## start

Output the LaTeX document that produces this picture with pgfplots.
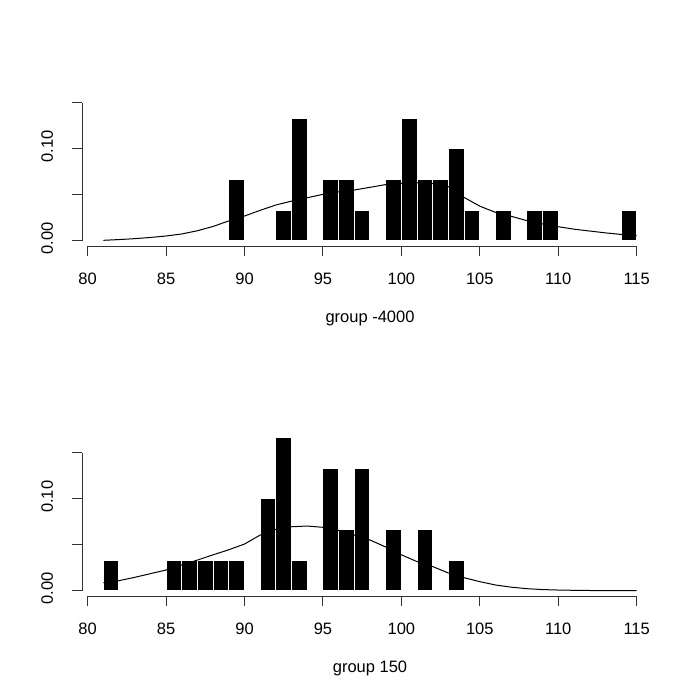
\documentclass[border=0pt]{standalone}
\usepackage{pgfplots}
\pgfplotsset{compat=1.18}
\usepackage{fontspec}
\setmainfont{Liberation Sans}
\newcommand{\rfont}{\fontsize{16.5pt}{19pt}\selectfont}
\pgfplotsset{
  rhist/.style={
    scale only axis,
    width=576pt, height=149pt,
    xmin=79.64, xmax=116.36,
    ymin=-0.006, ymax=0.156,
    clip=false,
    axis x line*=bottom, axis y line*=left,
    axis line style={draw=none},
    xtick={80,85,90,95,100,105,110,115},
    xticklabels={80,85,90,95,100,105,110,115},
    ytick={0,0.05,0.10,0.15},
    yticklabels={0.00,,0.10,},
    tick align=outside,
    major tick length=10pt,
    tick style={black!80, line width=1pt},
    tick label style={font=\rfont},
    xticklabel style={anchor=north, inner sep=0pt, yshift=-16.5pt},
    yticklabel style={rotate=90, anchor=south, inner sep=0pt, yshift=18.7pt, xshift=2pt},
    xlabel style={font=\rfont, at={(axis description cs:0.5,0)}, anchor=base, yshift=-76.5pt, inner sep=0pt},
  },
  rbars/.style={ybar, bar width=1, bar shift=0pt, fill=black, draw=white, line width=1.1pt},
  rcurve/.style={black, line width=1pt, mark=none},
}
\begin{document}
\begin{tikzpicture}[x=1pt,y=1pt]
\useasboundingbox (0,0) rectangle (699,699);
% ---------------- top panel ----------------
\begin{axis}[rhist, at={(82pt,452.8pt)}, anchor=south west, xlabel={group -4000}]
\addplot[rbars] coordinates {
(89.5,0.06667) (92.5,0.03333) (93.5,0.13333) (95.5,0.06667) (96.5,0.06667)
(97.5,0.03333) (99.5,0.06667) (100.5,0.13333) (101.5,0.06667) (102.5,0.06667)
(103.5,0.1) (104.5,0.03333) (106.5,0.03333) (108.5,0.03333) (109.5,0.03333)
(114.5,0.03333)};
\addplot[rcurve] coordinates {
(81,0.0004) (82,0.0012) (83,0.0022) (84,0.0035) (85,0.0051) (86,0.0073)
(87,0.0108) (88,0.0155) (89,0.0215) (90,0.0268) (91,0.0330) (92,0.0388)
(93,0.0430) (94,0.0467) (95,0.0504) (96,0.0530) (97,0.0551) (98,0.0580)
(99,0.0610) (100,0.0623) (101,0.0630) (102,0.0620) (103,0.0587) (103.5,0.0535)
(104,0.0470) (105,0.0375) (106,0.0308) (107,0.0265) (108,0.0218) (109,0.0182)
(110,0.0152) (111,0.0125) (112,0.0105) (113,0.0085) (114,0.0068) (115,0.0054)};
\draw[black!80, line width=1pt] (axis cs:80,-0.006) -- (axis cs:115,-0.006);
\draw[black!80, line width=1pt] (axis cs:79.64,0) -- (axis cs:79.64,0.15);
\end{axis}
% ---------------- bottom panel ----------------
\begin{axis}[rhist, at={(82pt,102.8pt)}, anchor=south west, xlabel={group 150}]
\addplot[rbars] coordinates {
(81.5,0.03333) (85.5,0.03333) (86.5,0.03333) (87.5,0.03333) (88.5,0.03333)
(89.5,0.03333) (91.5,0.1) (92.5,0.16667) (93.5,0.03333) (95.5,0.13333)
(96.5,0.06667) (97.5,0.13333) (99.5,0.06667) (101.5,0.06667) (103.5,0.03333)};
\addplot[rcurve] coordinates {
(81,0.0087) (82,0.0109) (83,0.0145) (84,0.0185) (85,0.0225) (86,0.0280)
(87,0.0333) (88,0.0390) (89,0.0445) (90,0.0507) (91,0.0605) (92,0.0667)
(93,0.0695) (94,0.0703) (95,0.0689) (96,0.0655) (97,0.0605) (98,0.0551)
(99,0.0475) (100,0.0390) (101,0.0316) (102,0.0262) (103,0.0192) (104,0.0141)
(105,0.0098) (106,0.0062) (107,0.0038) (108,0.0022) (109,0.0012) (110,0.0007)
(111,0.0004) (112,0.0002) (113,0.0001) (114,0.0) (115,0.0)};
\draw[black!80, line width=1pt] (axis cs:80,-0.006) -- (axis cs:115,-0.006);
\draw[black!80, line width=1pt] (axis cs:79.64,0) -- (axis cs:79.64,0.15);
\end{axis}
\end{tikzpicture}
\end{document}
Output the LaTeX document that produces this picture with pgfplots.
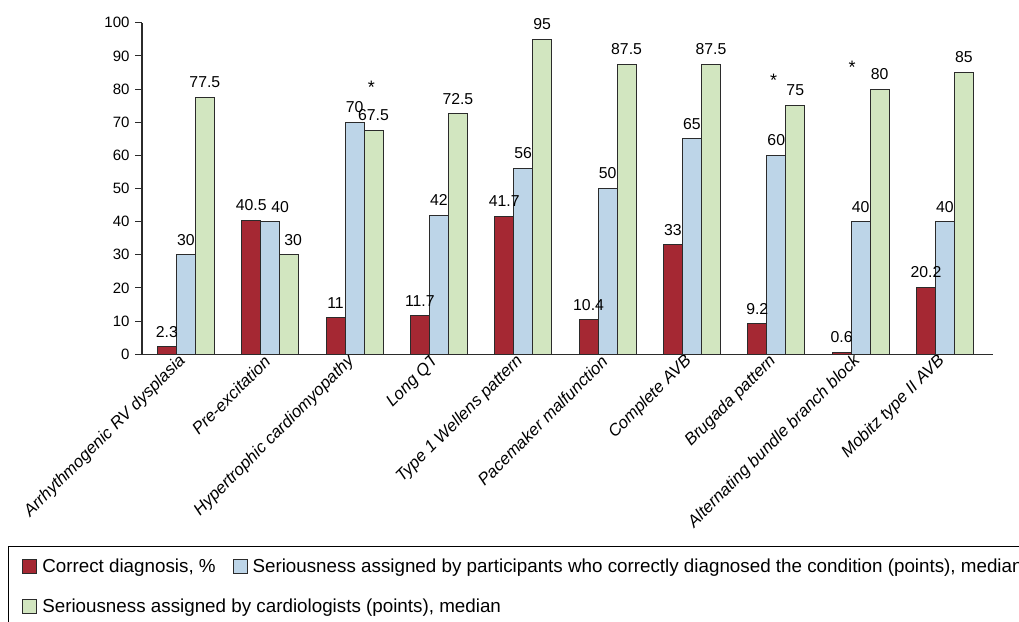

## end

Make a verbatim copy of all the entries and strip out the pictures.

Output the LaTeX document that produces this picture with pgfplots.
\documentclass[border=0pt]{standalone}
\usepackage{pgfplots}
\pgfplotsset{compat=1.18}
\usepackage{fontspec}
\setmainfont{Liberation Sans}
\newcommand{\rfont}{\fontsize{16.5pt}{19pt}\selectfont}
\pgfplotsset{
  rhist/.style={
    scale only axis,
    width=576pt, height=149pt,
    xmin=79.64, xmax=116.36,
    ymin=-0.006, ymax=0.156,
    clip=false,
    axis x line*=bottom, axis y line*=left,
    axis line style={draw=none},
    xtick={80,85,90,95,100,105,110,115},
    xticklabels={80,85,90,95,100,105,110,115},
    ytick={0,0.05,0.10,0.15},
    yticklabels={0.00,,0.10,},
    tick align=outside,
    major tick length=10pt,
    tick style={black!80, line width=1pt},
    tick label style={font=\rfont},
    xticklabel style={anchor=north, inner sep=0pt, yshift=-16.5pt},
    yticklabel style={rotate=90, anchor=south, inner sep=0pt, yshift=18.7pt, xshift=2pt},
    xlabel style={font=\rfont, at={(axis description cs:0.5,0)}, anchor=base, yshift=-76.5pt, inner sep=0pt},
  },
  rbars/.style={ybar, bar width=1, bar shift=0pt, fill=black, draw=white, line width=1.1pt},
  rcurve/.style={black, line width=1pt, mark=none},
}
\begin{document}
\begin{tikzpicture}[x=1pt,y=1pt]
\useasboundingbox (0,0) rectangle (699,699);
% ---------------- top panel ----------------
\begin{axis}[rhist, at={(82pt,452.8pt)}, anchor=south west, xlabel={group -4000}]
\addplot[rbars] coordinates {
(89.5,0.06667) (92.5,0.03333) (93.5,0.13333) (95.5,0.06667) (96.5,0.06667)
(97.5,0.03333) (99.5,0.06667) (100.5,0.13333) (101.5,0.06667) (102.5,0.06667)
(103.5,0.1) (104.5,0.03333) (106.5,0.03333) (108.5,0.03333) (109.5,0.03333)
(114.5,0.03333)};
\addplot[rcurve] coordinates {
(81,0.0004) (82,0.0012) (83,0.0022) (84,0.0035) (85,0.0051) (86,0.0073)
(87,0.0108) (88,0.0155) (89,0.0215) (90,0.0268) (91,0.0330) (92,0.0388)
(93,0.0430) (94,0.0467) (95,0.0504) (96,0.0530) (97,0.0551) (98,0.0580)
(99,0.0610) (100,0.0623) (101,0.0630) (102,0.0620) (103,0.0587) (103.5,0.0535)
(104,0.0470) (105,0.0375) (106,0.0308) (107,0.0265) (108,0.0218) (109,0.0182)
(110,0.0152) (111,0.0125) (112,0.0105) (113,0.0085) (114,0.0068) (115,0.0054)};
\draw[black!80, line width=1pt] (axis cs:80,-0.006) -- (axis cs:115,-0.006);
\draw[black!80, line width=1pt] (axis cs:79.64,0) -- (axis cs:79.64,0.15);
\end{axis}
% ---------------- bottom panel ----------------
\begin{axis}[rhist, at={(82pt,102.8pt)}, anchor=south west, xlabel={group 150}]
\addplot[rbars] coordinates {
(81.5,0.03333) (85.5,0.03333) (86.5,0.03333) (87.5,0.03333) (88.5,0.03333)
(89.5,0.03333) (91.5,0.1) (92.5,0.16667) (93.5,0.03333) (95.5,0.13333)
(96.5,0.06667) (97.5,0.13333) (99.5,0.06667) (101.5,0.06667) (103.5,0.03333)};
\addplot[rcurve] coordinates {
(81,0.0087) (82,0.0109) (83,0.0145) (84,0.0185) (85,0.0225) (86,0.0280)
(87,0.0333) (88,0.0390) (89,0.0445) (90,0.0507) (91,0.0605) (92,0.0667)
(93,0.0695) (94,0.0703) (95,0.0689) (96,0.0655) (97,0.0605) (98,0.0551)
(99,0.0475) (100,0.0390) (101,0.0316) (102,0.0262) (103,0.0192) (104,0.0141)
(105,0.0098) (106,0.0062) (107,0.0038) (108,0.0022) (109,0.0012) (110,0.0007)
(111,0.0004) (112,0.0002) (113,0.0001) (114,0.0) (115,0.0)};
\draw[black!80, line width=1pt] (axis cs:80,-0.006) -- (axis cs:115,-0.006);
\draw[black!80, line width=1pt] (axis cs:79.64,0) -- (axis cs:79.64,0.15);
\end{axis}
\end{tikzpicture}
\end{document}
Output the LaTeX document that produces this picture with pgfplots.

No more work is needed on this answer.